* _Source code of charts_
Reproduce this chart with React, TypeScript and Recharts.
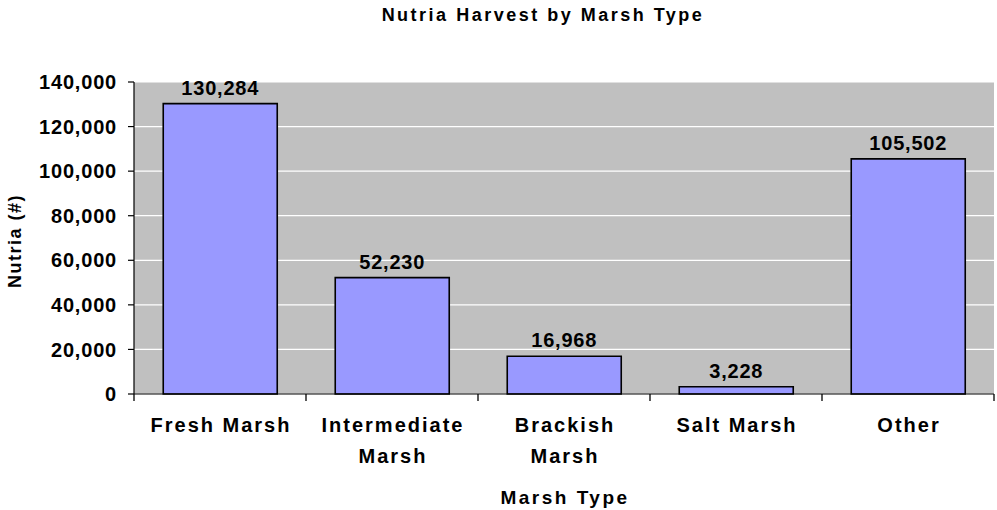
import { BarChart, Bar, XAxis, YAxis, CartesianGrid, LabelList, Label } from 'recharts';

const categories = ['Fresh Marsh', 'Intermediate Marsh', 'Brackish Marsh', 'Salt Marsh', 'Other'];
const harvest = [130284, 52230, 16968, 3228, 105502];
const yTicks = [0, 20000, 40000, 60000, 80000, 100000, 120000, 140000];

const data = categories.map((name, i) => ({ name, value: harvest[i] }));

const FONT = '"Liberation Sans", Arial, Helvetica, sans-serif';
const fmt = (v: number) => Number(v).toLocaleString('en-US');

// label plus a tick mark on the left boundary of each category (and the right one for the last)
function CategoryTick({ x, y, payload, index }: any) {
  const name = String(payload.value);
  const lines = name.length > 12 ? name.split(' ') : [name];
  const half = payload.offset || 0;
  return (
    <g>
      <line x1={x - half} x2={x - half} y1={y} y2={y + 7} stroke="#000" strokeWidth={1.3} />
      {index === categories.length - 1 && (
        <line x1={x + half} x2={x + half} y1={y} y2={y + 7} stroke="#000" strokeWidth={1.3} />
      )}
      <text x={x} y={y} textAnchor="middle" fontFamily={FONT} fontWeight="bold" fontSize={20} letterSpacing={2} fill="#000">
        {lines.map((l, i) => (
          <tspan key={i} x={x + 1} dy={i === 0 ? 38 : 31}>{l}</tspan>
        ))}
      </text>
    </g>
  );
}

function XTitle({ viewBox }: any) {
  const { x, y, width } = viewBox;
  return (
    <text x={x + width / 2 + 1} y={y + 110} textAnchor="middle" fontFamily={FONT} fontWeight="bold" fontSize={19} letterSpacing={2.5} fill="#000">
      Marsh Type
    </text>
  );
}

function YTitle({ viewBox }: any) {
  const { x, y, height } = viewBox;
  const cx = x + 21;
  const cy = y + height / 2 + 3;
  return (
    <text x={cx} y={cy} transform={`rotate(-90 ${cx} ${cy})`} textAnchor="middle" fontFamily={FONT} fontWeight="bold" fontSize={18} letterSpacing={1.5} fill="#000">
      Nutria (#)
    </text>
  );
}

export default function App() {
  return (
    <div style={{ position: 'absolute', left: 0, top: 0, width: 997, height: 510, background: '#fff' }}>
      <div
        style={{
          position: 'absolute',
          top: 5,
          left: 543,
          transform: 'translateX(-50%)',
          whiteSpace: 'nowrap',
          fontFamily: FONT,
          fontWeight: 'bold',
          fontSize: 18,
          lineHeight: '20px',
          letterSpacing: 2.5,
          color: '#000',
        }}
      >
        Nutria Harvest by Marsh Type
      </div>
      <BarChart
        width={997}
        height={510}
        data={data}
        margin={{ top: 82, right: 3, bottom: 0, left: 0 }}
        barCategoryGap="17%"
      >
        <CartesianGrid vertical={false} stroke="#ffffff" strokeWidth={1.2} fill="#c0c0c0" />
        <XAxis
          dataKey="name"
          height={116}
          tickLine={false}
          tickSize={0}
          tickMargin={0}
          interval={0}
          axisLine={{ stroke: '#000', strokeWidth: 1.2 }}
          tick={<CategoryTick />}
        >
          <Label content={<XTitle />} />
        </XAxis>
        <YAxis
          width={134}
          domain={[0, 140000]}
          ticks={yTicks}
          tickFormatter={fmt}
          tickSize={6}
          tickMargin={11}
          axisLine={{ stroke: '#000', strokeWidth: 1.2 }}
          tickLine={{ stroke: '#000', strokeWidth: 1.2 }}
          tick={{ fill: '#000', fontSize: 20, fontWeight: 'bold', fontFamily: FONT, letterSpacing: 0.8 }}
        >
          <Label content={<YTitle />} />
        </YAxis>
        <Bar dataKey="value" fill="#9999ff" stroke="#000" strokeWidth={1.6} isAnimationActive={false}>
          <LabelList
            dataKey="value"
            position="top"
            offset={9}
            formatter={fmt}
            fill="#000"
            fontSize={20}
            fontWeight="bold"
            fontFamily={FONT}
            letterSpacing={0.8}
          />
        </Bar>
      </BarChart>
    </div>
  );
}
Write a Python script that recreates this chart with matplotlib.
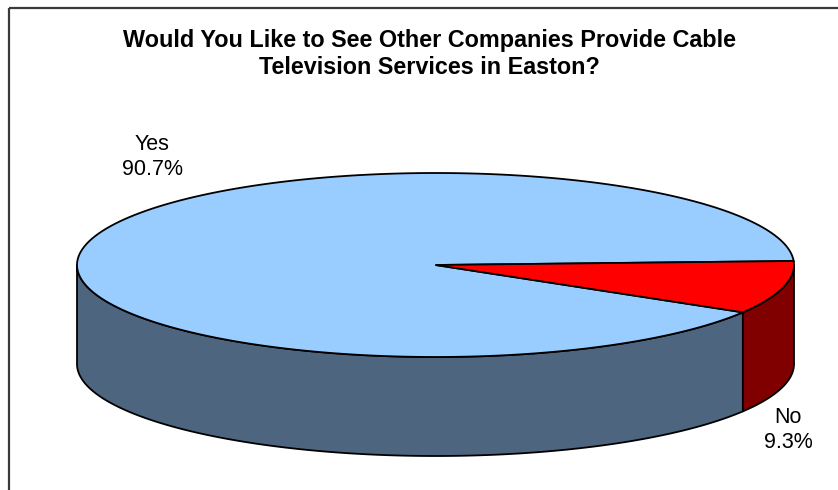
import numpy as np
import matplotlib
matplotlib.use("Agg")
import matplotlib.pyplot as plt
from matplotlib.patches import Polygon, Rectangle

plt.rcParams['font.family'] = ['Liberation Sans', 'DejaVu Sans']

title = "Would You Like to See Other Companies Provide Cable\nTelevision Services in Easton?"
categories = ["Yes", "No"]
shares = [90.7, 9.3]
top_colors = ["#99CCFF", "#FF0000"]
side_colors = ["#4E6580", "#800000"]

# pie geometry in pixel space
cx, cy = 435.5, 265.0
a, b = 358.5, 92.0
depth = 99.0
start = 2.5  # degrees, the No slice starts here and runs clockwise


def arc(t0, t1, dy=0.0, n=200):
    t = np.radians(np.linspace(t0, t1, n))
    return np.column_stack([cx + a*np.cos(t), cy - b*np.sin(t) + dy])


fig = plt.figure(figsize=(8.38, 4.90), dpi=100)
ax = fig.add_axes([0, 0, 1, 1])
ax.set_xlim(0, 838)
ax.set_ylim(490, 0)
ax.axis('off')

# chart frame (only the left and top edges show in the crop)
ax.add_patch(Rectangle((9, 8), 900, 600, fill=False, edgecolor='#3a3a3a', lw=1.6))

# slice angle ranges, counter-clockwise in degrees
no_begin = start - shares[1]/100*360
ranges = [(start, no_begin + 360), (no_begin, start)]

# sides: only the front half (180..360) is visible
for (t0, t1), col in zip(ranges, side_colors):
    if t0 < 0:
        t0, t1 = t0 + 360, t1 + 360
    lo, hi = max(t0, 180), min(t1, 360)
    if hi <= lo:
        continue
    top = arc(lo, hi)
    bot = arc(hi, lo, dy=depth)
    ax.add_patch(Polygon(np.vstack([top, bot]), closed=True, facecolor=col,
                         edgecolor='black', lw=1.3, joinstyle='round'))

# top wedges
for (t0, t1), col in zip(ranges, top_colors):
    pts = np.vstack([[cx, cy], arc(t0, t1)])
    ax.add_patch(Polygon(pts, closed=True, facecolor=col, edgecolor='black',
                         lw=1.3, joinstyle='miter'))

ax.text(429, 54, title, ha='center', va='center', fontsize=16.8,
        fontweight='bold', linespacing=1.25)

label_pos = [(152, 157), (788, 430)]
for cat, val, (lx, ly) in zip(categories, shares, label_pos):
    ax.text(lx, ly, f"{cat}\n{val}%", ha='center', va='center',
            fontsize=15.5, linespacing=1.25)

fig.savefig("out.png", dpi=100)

* _WHAT YOU ARE ASKED TO DO_
Nothing but the lines from the one with "Write a Python" through the one with "ranges = [(start, no_begin" is to be copied, exactly and ends included. Leave pictures out.

* _CORRECT RESULT_
Write a Python script that recreates this chart with matplotlib.
import numpy as np
import matplotlib
matplotlib.use("Agg")
import matplotlib.pyplot as plt
from matplotlib.patches import Polygon, Rectangle

plt.rcParams['font.family'] = ['Liberation Sans', 'DejaVu Sans']

title = "Would You Like to See Other Companies Provide Cable\nTelevision Services in Easton?"
categories = ["Yes", "No"]
shares = [90.7, 9.3]
top_colors = ["#99CCFF", "#FF0000"]
side_colors = ["#4E6580", "#800000"]

# pie geometry in pixel space
cx, cy = 435.5, 265.0
a, b = 358.5, 92.0
depth = 99.0
start = 2.5  # degrees, the No slice starts here and runs clockwise


def arc(t0, t1, dy=0.0, n=200):
    t = np.radians(np.linspace(t0, t1, n))
    return np.column_stack([cx + a*np.cos(t), cy - b*np.sin(t) + dy])


fig = plt.figure(figsize=(8.38, 4.90), dpi=100)
ax = fig.add_axes([0, 0, 1, 1])
ax.set_xlim(0, 838)
ax.set_ylim(490, 0)
ax.axis('off')

# chart frame (only the left and top edges show in the crop)
ax.add_patch(Rectangle((9, 8), 900, 600, fill=False, edgecolor='#3a3a3a', lw=1.6))

# slice angle ranges, counter-clockwise in degrees
no_begin = start - shares[1]/100*360
ranges = [(start, no_begin + 360), (no_begin, start)]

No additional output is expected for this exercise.